I should get ahead a little, because others definitely want to speak.

I should like to touch on how the European Court of Justice has operated, on the interaction in our constitution between the decisions taken in the House and those of the Court itself, and on what we can do about it. There is a world of difference between saying that we want to be able to legislate for ourselves and facing up to the fact that that presents certain constitutional problems in the light of the European Communities Act 1972. However, before I get to that, and because my main concern is about the rights of the people of this country to have the vote and to be able to use it properly, I should like to refer to chapter 5 of the charter. It talks about citizens' rights, and mentions the

"Right to vote and to stand as a candidate at elections to the European Parliament", the

"Right to vote and to stand as a candidate at municipal elections", and so on. There is no reference to the right to vote to uphold the democracy of the individual member states according to their constitutional orders; this is to do with the European Union's citizenship. In an intervention, I made a point about the Lisbon treaty.
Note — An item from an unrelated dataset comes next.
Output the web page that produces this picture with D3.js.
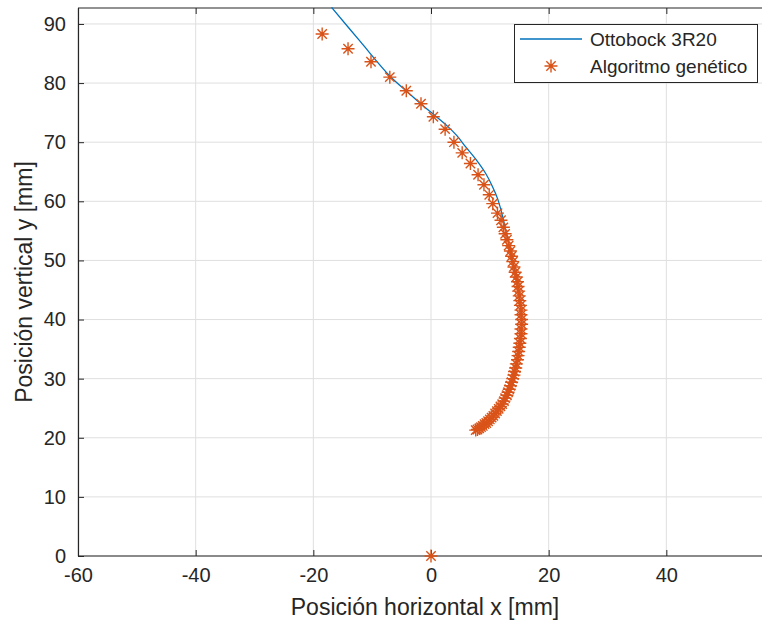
<!DOCTYPE html>
<html>
<head>
<meta charset="utf-8">
<script src="https://cdn.jsdelivr.net/npm/d3@7"></script>
<style>
  body { margin: 0; background: #fff; }
  svg { display: block; font-family: "Liberation Sans", Arial, sans-serif; }
</style>
</head>
<body>
<div id="chart"></div>
<script>
// Ottobock 3R20 trajectory (line)
var lineX = [-16.9, -12.0, -7.0, -3.9, -1.4, 0.8, 2.7, 4.4, 5.9, 7.7, 9.3, 10.4, 11.3, 11.9, 12.6, 13.3, 13.9, 14.4, 14.8, 15.1, 15.3, 15.4, 15.4, 15.3, 15.1, 14.8, 14.4, 13.9, 13.3, 12.6, 11.8, 10.9, 10.0, 9.1, 8.2, 7.6];
var lineY = [92.8, 87.0, 81.2, 78.4, 76.2, 74.4, 72.8, 71.1, 69.2, 67.0, 64.7, 62.6, 60.5, 58.5, 55.6, 52.5, 49.8, 47.2, 45.2, 43.2, 41.6, 40.0, 38.4, 36.8, 35.3, 33.9, 32.3, 30.3, 28.2, 26.4, 25.0, 24.0, 23.1, 22.3, 21.6, 21.3];

// Algoritmo genético (stars)
var gaX = [-18.5, -14.1, -10.2, -7.0, -4.2, -1.7, 0.4, 2.4, 3.9, 5.3, 6.7, 8.0, 9.0, 9.9, 10.5, 11.3, 11.9,
  12.3, 12.6, 12.9, 13.2, 13.5, 13.7, 13.9, 14.1, 14.3, 14.5, 14.7, 14.8, 14.9, 15.0, 15.1, 15.2, 15.3, 15.3, 15.4, 15.4,
  15.3, 15.3, 15.2, 15.1, 15.0, 14.9, 14.8, 14.7, 14.5, 14.4, 14.2, 14.1, 13.9, 13.7, 13.5, 13.3, 13.1, 12.9, 12.6, 12.4,
  12.1, 11.8, 11.5, 11.2, 10.9, 10.6, 10.3, 10.0, 9.7, 9.4, 9.1, 8.8, 8.5, 8.2, 7.9, 7.6, 0];
var gaY = [88.3, 85.8, 83.6, 81.0, 78.7, 76.5, 74.3, 72.2, 70.0, 68.2, 66.4, 64.5, 62.8, 61.1, 59.6, 58.0, 56.8,
  55.6, 54.5, 53.5, 52.5, 51.6, 50.7, 49.8, 48.9, 48.0, 47.2, 46.4, 45.6, 44.8, 44.0, 43.2, 42.4, 41.6, 40.8, 40.0, 39.2,
  38.4, 37.6, 36.8, 36.0, 35.3, 34.6, 33.9, 33.2, 32.5, 31.8, 31.2, 30.6, 30.0, 29.4, 28.8, 28.2, 27.7, 27.2, 26.7, 26.2,
  25.7, 25.3, 24.9, 24.5, 24.1, 23.7, 23.4, 23.1, 22.8, 22.5, 22.3, 22.0, 21.8, 21.6, 21.4, 21.3, 0];

var xTicks = [-60, -40, -20, 0, 20, 40];
var yTicks = [0, 10, 20, 30, 40, 50, 60, 70, 80, 90];
var seriesNames = ["Ottobock 3R20", "Algoritmo genético"];

var W = 762, H = 626;
var mLeft = 78, mTop = 8, mBottom = 556, mRight = 784;
var blue = "#0072BD", orange = "#D95319", axisCol = "#262626";

var svg = d3.select("#chart").append("svg").attr("width", W).attr("height", H);

var x = d3.scaleLinear().domain([-60, 60]).range([mLeft, mRight]);
var y = d3.scaleLinear().domain([0, 92.7]).range([mBottom, mTop]);

// grid
svg.append("g").selectAll("line").data(xTicks).enter().append("line")
  .attr("x1", function (d) { return x(d); }).attr("x2", function (d) { return x(d); })
  .attr("y1", mTop).attr("y2", mBottom)
  .attr("stroke", "#dfdfdf").attr("stroke-width", 1);
svg.append("g").selectAll("line").data(yTicks).enter().append("line")
  .attr("x1", mLeft).attr("x2", W)
  .attr("y1", function (d) { return y(d); }).attr("y2", function (d) { return y(d); })
  .attr("stroke", "#dfdfdf").attr("stroke-width", 1);

// axes
var fmt = function (d) { return String(d); };
var xAxis = d3.axisBottom(x).tickValues(xTicks).tickSizeInner(-6).tickSizeOuter(0).tickPadding(12).tickFormat(fmt);
var yAxis = d3.axisLeft(y).tickValues(yTicks).tickSizeInner(-6).tickSizeOuter(0).tickPadding(12).tickFormat(fmt);
var gx = svg.append("g").attr("transform", "translate(0," + mBottom + ")").call(xAxis);
var gy = svg.append("g").attr("transform", "translate(" + mLeft + ",0)").call(yAxis);
var gxt = svg.append("g").attr("transform", "translate(0," + mTop + ")")
  .call(d3.axisTop(x).tickValues(xTicks).tickSizeInner(-6).tickSizeOuter(0).tickFormat(""));
[gx, gy, gxt].forEach(function (g) {
  g.select(".domain").attr("stroke", axisCol).attr("stroke-width", 1.2);
  g.selectAll(".tick line").attr("stroke", axisCol);
  g.selectAll(".tick text").attr("fill", axisCol).attr("font-size", 20)
    .attr("font-family", "Liberation Sans, Arial, sans-serif");
});
gx.select(".domain").attr("d", "M" + mLeft + ",0H" + W);
gxt.select(".domain").attr("d", "M" + mLeft + ",0H" + W);

// Ottobock line
var line = d3.line().x(function (d) { return x(d[0]); }).y(function (d) { return y(d[1]); }).curve(d3.curveCatmullRom);
svg.append("path").datum(d3.zip(lineX, lineY))
  .attr("d", line).attr("fill", "none").attr("stroke", blue).attr("stroke-width", 1.3);

// asterisk marker
function star(g, r) {
  var d = "M" + (-r) + ",0H" + r + "M0," + (-r) + "V" + r;
  var k = r * 0.72;
  d += "M" + (-k) + "," + (-k) + "L" + k + "," + k + "M" + (-k) + "," + k + "L" + k + "," + (-k);
  g.append("path").attr("d", d).attr("stroke", orange).attr("stroke-width", 1.4).attr("fill", "none");
}
svg.append("g").selectAll("g").data(d3.zip(gaX, gaY)).enter().append("g")
  .attr("transform", function (d) { return "translate(" + x(d[0]) + "," + y(d[1]) + ")"; })
  .each(function () { star(d3.select(this), 6.5); });

// axis labels
svg.append("text").attr("x", 425).attr("y", 615).attr("text-anchor", "middle")
  .attr("font-size", 23).attr("fill", axisCol).text("Posición horizontal x [mm]");
svg.append("text").attr("transform", "translate(32," + ((mTop + mBottom) / 2) + ") rotate(-90)")
  .attr("text-anchor", "middle").attr("font-size", 23).attr("fill", axisCol).text("Posición vertical y [mm]");

// legend
var lg = svg.append("g");
lg.append("rect").attr("x", 514.5).attr("y", 24.5).attr("width", 243).attr("height", 58)
  .attr("fill", "#fff").attr("stroke", axisCol).attr("stroke-width", 1);
lg.append("line").attr("x1", 520).attr("x2", 582).attr("y1", 39).attr("y2", 39)
  .attr("stroke", blue).attr("stroke-width", 1.3);
star(lg.append("g").attr("transform", "translate(551,66)"), 6.5);
lg.append("text").attr("x", 590).attr("y", 46).attr("font-size", 19).attr("fill", axisCol).text(seriesNames[0]);
lg.append("text").attr("x", 590).attr("y", 73).attr("font-size", 19).attr("fill", axisCol).text(seriesNames[1]);
</script>
</body>
</html>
Whereas at the moment, citizens' rights complement the rights of the citizens in the individual member states, the treaty says that those former rights will be in addition to the latter ones, not complementary to them. That makes a substantial difference. I do not want to labour the point, but a new citizenship is being created. It fills in the gaps about which I remember complaining to my Government during the proceedings on the Maastricht treaty. I vividly remember that that treaty said that, as has been developed by the dynamics of other treaties since, the citizens' rights will be subject to such rights, powers and duties as shall be developed in due course.